The Executive Board of Commonwealth Sport has recommended Ahmedabad, India, to be the host city for the Commonwealth Games in 2030, which also happens to be the centenary games. While the final decision will be announced this month, the indicators for sports to become a key national priority sector for India are already in place.

Hosting a multi-nation, multi-sport event brings with it not only a focus on high-performance sport and infrastructure development, but also a societal shift in using legacy planning towards inculcating sport in the population over the long term.

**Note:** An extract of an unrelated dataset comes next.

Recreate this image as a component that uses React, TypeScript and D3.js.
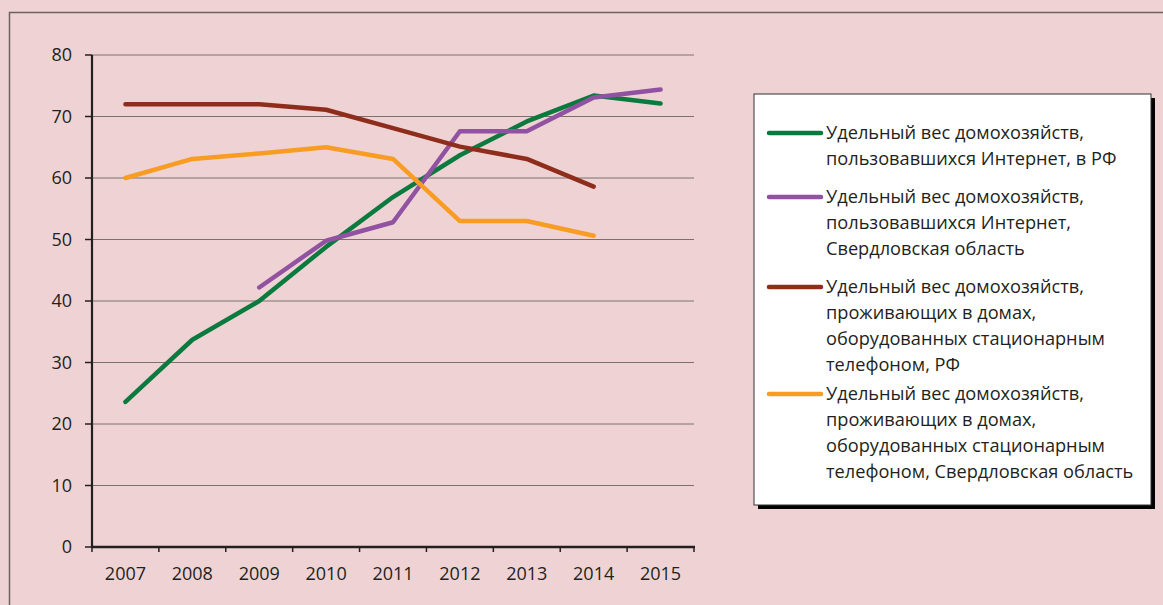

A healthy, skilled, resilient and confident population is the engine of any advanced economy. Sport delivers on each of these outcomes simultaneously. It improves health indicators, drives employment and entrepreneurship, fosters social cohesion, and inspires excellence.

Until recently, sport in India had not been treated as a national priority sector. That is changing rapidly now. With high performance and hosting international events remaining a focus area, there are also several additional aspects to sport being a major contributor to the economy and to society.

With over 65% of India’s population under the age of 35, sport can become a vehicle for skilling, employment, and health security. Our challenge is to move beyond episodic excellence and make sport integral to how we live, learn, work, and grow. This requires a structural shift in how we frame sport; not as a discretionary expenditure, but as a transformative investment.

The recently approved National Sports Policy 2025 (NSP 2025) offers a timely and comprehensive roadmap. It marks a break from earlier policies that focused narrowly on medals and elite talent. Instead, NSP 2025 is rooted in a whole-of-ecosystem vision, built on five interconnected pillars — excellence, education, mass participation, economic growth, and social development.